LOOTING OF NIGERIA’S ANTIQUITIES: MUSEUM OFFICIALS, ARCHAEOLOGISTS SET NEW RULES

Filed in Arts by on April 19, 2012

Looting of Nigeria’s antiquities: Museum officials, archaeologists set new rules
By SOLA BALOGUN
Thursday, April 19, 2012
Peter

Following allegations of illegal looting of Nigeria’s Nok Terra Cotta by German researchers, a recent meeting of stakeholders in Nok, Kaduna State has called for a review of the Memorandum of Understanding (MOU) between the two countries.

At the stakeholders’ meeting organised by the national commission for museums and monuments (NCMM) it was resolved among others that the MoU should be reviewed to address all the concerned issues, especially the return of the Nok pieces taken to Germany by the researchers for laboratory analysis.

In a six-point communique issued at the end of the meeting, participants stressed the need for security agencies and community leaders to help in curtailing all tracts of illegal mining and illicit trafficking of Nok. The stakeholders equally resolved to bring to the fore permanent position of Nok in Nigeria’s art tradition, inscription of Nok area as a World Heritage Site in line with the proposed National Tourism Master Plan as well as the need to review the law establishing the National Commission for Museums and Monuments (NCMM).

Chaired by Mallam Yusuf Abdallah Usman, Director General of the NCMM, the meeting was attended by Prof. Joseph Jemkur of the University of Jos, Prof. Peter Breunig, Mr. Yohanna Nock, Dr. Nicole Rupp, Mr. Yashim Isa Bitiyong of NIPOST, Bulus Zakka, Dr. Zacharys Gundu, and Prof. Ibrahim James. Others were Iliya Bako Bying H. Dura, Mallam Yaro Wakilin Kpop Ham, representing His Royal Highness, the Kpop Ham, Mallam Gyer Maude, Elisha Buba Hakimi, Kpop of Ham, His Royal Highness Illiya Bako Bying H. Dura, Wakin Sarkin Jare and the President of Ham Community Development Association, Mr Monday Tela.

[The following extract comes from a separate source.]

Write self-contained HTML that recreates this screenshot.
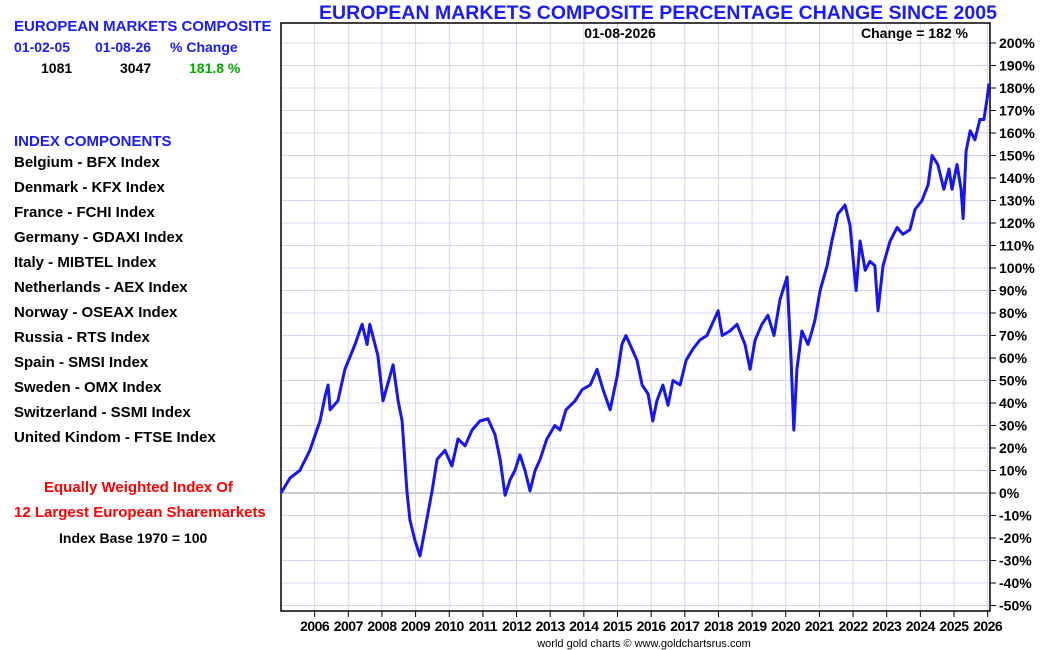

Shortly after the closed door meeting, Mallam Usman disclosed that all the restored objects taken from Nok to Germany by the researchers would return to Nigeria in 2013 to form the nucleus of the permanent exhibition. But while reacting to the allegation of large scale looting of artefacts on the Nok valley, which had equally triggered controversy, the Director-General said any allegations in that regard was without substance. He reminded that efforts have been made by the commission to safeguard the nation’s priceless objects in the museum. He added that illegal mining in Nigeria covers both antiquities and solid mineral resources. He insisted that illegal mining and excavation would continue as long as the local communities are ignorant and that the crime will continue to leave the people impoverished.

While recalling that Nok archeological sites became victims of unprecedented looting in the 19990s when some of the sculptures were illegally exported to Europe and the United States, Usman explained “The need to embark on scientific studies became very urgent in the face of this threat. As a result, the commission entered into a partnership with the Institute for African Archaeology and Archaeo-botany of the Goethe University, Frankfurt am Main in 2005. The joint archeological research is operated under the rules and guidance of the National Commission for Museums and Monuments.”

According to the DG, when he assumed office in 2009, he embarked on some operational reviews, which centred on legal and administrative framework, community involvement and capacity building. Earlier in the year, the age-long partnership between the National Commission for Museums and Monuments (NCMM) and the Goethe University, Frankfurt, Germany on the archaeological project on Nok culture was threatened owing to fresh allegations of ‘illegal large-scale looting’ of terracotta by German researchers.

The president of the Archaeological Association of Nigeria (AAN), Dr. Zacharys Anger Gundu of the Ahmadu Bello University, Zaria, had accused German researchers (the Professor Peter Breunig-led team) of promoting ‘unethical archaeological practices in the Nok Valley in the name of ‘scientific’ archaeology. He alleged further that officials of the NCMM connived with the foreigners to perpetrate the ‘looting’. According to Gundu, the visiting German archaeologists merely posed as researchers but are involved in the large-scale looting and illicit digging in places such as Kwatarkashi, Ife and other parts of Nok valley in Kaduna State.

In view of this, Gundu called for a review of the Memorandum of Understanding (MoU) with a view to addressing certain contentious issues. He condemned the alleged exclusion of Nigerian universities and archaeologists in the project implementation, just as he argued that the income generated during the exhibitions should be ploughed back to the community, while there should be transparency and in the return of the objects.

But Mallam Yusuf Abdallah Usman, on his part denied the commission’s involvement in any ‘unauthorised excavation’ of artifacts. He hinted that the NCMM, since 2005, has been in partnership with the Institute for African Archaeology and Archaeo-botany of the Goethe University, Frankfurt am Main, Germany, adding that the German researchers are in the country with the objective of conducting research and enriching findings on Nok Culture generally.